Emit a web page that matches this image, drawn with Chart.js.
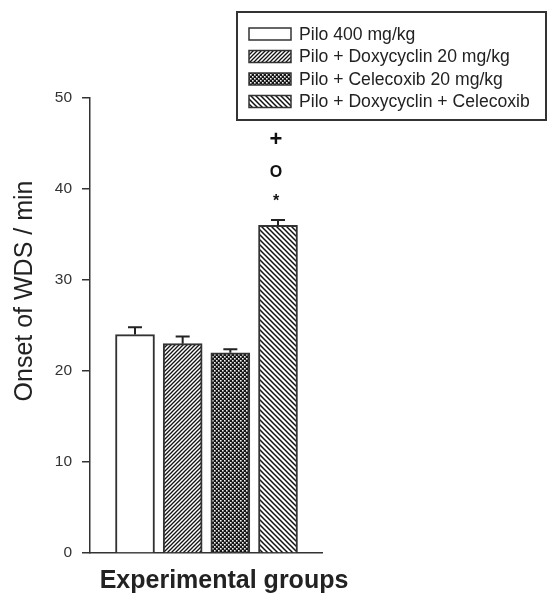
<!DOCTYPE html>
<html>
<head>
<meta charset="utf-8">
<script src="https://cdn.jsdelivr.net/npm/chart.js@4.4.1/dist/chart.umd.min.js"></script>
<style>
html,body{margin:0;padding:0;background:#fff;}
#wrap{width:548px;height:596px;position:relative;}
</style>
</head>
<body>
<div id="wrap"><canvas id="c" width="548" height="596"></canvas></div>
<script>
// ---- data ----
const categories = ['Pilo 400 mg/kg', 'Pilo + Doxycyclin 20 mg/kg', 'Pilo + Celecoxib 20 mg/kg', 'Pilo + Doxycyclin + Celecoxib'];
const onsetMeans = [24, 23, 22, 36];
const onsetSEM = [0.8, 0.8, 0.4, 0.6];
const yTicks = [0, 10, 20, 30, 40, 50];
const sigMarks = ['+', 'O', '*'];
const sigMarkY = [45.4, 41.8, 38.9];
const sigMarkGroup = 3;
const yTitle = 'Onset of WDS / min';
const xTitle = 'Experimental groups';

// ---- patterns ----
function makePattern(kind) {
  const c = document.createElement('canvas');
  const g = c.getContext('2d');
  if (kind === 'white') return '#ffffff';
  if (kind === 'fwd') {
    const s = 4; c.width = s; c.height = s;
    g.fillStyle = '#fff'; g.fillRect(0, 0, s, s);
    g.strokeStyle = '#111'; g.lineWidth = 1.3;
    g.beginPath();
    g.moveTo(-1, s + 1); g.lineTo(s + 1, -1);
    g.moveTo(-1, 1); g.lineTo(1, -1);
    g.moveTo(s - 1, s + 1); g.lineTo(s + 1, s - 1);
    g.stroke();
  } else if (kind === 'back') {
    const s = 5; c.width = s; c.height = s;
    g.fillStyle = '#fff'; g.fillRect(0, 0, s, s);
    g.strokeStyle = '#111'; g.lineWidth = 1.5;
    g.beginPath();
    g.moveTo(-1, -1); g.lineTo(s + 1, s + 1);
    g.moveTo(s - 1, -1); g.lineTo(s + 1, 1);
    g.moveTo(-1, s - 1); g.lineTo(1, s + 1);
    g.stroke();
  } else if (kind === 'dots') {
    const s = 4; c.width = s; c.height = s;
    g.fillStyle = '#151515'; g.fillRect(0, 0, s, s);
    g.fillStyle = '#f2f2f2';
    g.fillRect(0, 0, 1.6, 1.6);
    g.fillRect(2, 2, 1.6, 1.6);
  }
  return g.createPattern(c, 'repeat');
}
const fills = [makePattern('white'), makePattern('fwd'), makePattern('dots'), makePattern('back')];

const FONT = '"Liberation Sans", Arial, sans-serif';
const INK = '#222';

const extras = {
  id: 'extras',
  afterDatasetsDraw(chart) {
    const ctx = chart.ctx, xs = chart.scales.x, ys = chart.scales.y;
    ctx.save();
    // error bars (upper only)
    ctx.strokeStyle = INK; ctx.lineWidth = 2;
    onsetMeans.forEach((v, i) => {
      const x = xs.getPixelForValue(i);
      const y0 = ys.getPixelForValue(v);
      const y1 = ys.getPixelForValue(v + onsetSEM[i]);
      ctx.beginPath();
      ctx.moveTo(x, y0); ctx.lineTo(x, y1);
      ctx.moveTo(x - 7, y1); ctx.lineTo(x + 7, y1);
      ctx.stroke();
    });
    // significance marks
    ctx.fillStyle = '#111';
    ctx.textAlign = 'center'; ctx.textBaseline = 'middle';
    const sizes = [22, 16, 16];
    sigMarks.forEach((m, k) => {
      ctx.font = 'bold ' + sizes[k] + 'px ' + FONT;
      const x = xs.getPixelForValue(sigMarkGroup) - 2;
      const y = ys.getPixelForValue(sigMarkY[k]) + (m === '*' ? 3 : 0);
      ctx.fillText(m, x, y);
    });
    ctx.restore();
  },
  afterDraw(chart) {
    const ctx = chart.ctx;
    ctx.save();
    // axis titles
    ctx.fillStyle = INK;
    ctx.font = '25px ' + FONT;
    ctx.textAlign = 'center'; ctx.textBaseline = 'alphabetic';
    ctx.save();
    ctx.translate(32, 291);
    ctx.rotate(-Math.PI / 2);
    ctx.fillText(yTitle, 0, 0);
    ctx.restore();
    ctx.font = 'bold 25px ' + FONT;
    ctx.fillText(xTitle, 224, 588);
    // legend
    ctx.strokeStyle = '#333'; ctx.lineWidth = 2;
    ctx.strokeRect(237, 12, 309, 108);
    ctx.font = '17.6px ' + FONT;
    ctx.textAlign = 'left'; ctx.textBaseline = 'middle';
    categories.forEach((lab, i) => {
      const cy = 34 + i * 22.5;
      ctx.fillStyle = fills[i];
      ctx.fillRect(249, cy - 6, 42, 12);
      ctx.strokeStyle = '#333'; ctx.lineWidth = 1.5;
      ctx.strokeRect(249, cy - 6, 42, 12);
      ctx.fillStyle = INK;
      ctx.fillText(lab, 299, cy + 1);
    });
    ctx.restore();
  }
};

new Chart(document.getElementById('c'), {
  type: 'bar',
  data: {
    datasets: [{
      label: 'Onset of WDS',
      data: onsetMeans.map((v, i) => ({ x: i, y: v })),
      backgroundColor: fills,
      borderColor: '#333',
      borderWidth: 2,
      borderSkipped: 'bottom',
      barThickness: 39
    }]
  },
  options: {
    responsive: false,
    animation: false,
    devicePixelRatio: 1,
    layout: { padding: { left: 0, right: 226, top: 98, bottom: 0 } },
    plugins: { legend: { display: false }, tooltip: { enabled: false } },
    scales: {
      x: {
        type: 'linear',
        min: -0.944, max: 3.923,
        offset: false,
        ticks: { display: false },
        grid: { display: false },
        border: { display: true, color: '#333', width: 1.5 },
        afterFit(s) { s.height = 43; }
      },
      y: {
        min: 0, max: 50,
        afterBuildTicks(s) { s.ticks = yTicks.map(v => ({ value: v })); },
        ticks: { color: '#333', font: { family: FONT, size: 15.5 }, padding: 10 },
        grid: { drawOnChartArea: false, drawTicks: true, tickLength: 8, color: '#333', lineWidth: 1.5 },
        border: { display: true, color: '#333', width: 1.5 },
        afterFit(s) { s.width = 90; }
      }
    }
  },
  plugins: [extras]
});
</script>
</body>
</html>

• • •

Transcribe the preceding listing in its entirety and with exact wording, leaving out pictures.

◆ THE SOLUTION ◆
Emit a web page that matches this image, drawn with Chart.js.
<!DOCTYPE html>
<html>
<head>
<meta charset="utf-8">
<script src="https://cdn.jsdelivr.net/npm/chart.js@4.4.1/dist/chart.umd.min.js"></script>
<style>
html,body{margin:0;padding:0;background:#fff;}
#wrap{width:548px;height:596px;position:relative;}
</style>
</head>
<body>
<div id="wrap"><canvas id="c" width="548" height="596"></canvas></div>
<script>
// ---- data ----
const categories = ['Pilo 400 mg/kg', 'Pilo + Doxycyclin 20 mg/kg', 'Pilo + Celecoxib 20 mg/kg', 'Pilo + Doxycyclin + Celecoxib'];
const onsetMeans = [24, 23, 22, 36];
const onsetSEM = [0.8, 0.8, 0.4, 0.6];
const yTicks = [0, 10, 20, 30, 40, 50];
const sigMarks = ['+', 'O', '*'];
const sigMarkY = [45.4, 41.8, 38.9];
const sigMarkGroup = 3;
const yTitle = 'Onset of WDS / min';
const xTitle = 'Experimental groups';

// ---- patterns ----
function makePattern(kind) {
  const c = document.createElement('canvas');
  const g = c.getContext('2d');
  if (kind === 'white') return '#ffffff';
  if (kind === 'fwd') {
    const s = 4; c.width = s; c.height = s;
    g.fillStyle = '#fff'; g.fillRect(0, 0, s, s);
    g.strokeStyle = '#111'; g.lineWidth = 1.3;
    g.beginPath();
    g.moveTo(-1, s + 1); g.lineTo(s + 1, -1);
    g.moveTo(-1, 1); g.lineTo(1, -1);
    g.moveTo(s - 1, s + 1); g.lineTo(s + 1, s - 1);
    g.stroke();
  } else if (kind === 'back') {
    const s = 5; c.width = s; c.height = s;
    g.fillStyle = '#fff'; g.fillRect(0, 0, s, s);
    g.strokeStyle = '#111'; g.lineWidth = 1.5;
    g.beginPath();
    g.moveTo(-1, -1); g.lineTo(s + 1, s + 1);
    g.moveTo(s - 1, -1); g.lineTo(s + 1, 1);
    g.moveTo(-1, s - 1); g.lineTo(1, s + 1);
    g.stroke();
  } else if (kind === 'dots') {
    const s = 4; c.width = s; c.height = s;
    g.fillStyle = '#151515'; g.fillRect(0, 0, s, s);
    g.fillStyle = '#f2f2f2';
    g.fillRect(0, 0, 1.6, 1.6);
    g.fillRect(2, 2, 1.6, 1.6);
  }
  return g.createPattern(c, 'repeat');
}
const fills = [makePattern('white'), makePattern('fwd'), makePattern('dots'), makePattern('back')];

const FONT = '"Liberation Sans", Arial, sans-serif';
const INK = '#222';

const extras = {
  id: 'extras',
  afterDatasetsDraw(chart) {
    const ctx = chart.ctx, xs = chart.scales.x, ys = chart.scales.y;
    ctx.save();
    // error bars (upper only)
    ctx.strokeStyle = INK; ctx.lineWidth = 2;
    onsetMeans.forEach((v, i) => {
      const x = xs.getPixelForValue(i);
      const y0 = ys.getPixelForValue(v);
      const y1 = ys.getPixelForValue(v + onsetSEM[i]);
      ctx.beginPath();
      ctx.moveTo(x, y0); ctx.lineTo(x, y1);
      ctx.moveTo(x - 7, y1); ctx.lineTo(x + 7, y1);
      ctx.stroke();
    });
    // significance marks
    ctx.fillStyle = '#111';
    ctx.textAlign = 'center'; ctx.textBaseline = 'middle';
    const sizes = [22, 16, 16];
    sigMarks.forEach((m, k) => {
      ctx.font = 'bold ' + sizes[k] + 'px ' + FONT;
      const x = xs.getPixelForValue(sigMarkGroup) - 2;
      const y = ys.getPixelForValue(sigMarkY[k]) + (m === '*' ? 3 : 0);
      ctx.fillText(m, x, y);
    });
    ctx.restore();
  },
  afterDraw(chart) {
    const ctx = chart.ctx;
    ctx.save();
    // axis titles
    ctx.fillStyle = INK;
    ctx.font = '25px ' + FONT;
    ctx.textAlign = 'center'; ctx.textBaseline = 'alphabetic';
    ctx.save();
    ctx.translate(32, 291);
    ctx.rotate(-Math.PI / 2);
    ctx.fillText(yTitle, 0, 0);
    ctx.restore();
    ctx.font = 'bold 25px ' + FONT;
    ctx.fillText(xTitle, 224, 588);
    // legend
    ctx.strokeStyle = '#333'; ctx.lineWidth = 2;
    ctx.strokeRect(237, 12, 309, 108);
    ctx.font = '17.6px ' + FONT;
    ctx.textAlign = 'left'; ctx.textBaseline = 'middle';
    categories.forEach((lab, i) => {
      const cy = 34 + i * 22.5;
      ctx.fillStyle = fills[i];
      ctx.fillRect(249, cy - 6, 42, 12);
      ctx.strokeStyle = '#333'; ctx.lineWidth = 1.5;
      ctx.strokeRect(249, cy - 6, 42, 12);
      ctx.fillStyle = INK;
      ctx.fillText(lab, 299, cy + 1);
    });
    ctx.restore();
  }
};

new Chart(document.getElementById('c'), {
  type: 'bar',
  data: {
    datasets: [{
      label: 'Onset of WDS',
      data: onsetMeans.map((v, i) => ({ x: i, y: v })),
      backgroundColor: fills,
      borderColor: '#333',
      borderWidth: 2,
      borderSkipped: 'bottom',
      barThickness: 39
    }]
  },
  options: {
    responsive: false,
    animation: false,
    devicePixelRatio: 1,
    layout: { padding: { left: 0, right: 226, top: 98, bottom: 0 } },
    plugins: { legend: { display: false }, tooltip: { enabled: false } },
    scales: {
      x: {
        type: 'linear',
        min: -0.944, max: 3.923,
        offset: false,
        ticks: { display: false },
        grid: { display: false },
        border: { display: true, color: '#333', width: 1.5 },
        afterFit(s) { s.height = 43; }
      },
      y: {
        min: 0, max: 50,
        afterBuildTicks(s) { s.ticks = yTicks.map(v => ({ value: v })); },
        ticks: { color: '#333', font: { family: FONT, size: 15.5 }, padding: 10 },
        grid: { drawOnChartArea: false, drawTicks: true, tickLength: 8, color: '#333', lineWidth: 1.5 },
        border: { display: true, color: '#333', width: 1.5 },
        afterFit(s) { s.width = 90; }
      }
    }
  },
  plugins: [extras]
});
</script>
</body>
</html>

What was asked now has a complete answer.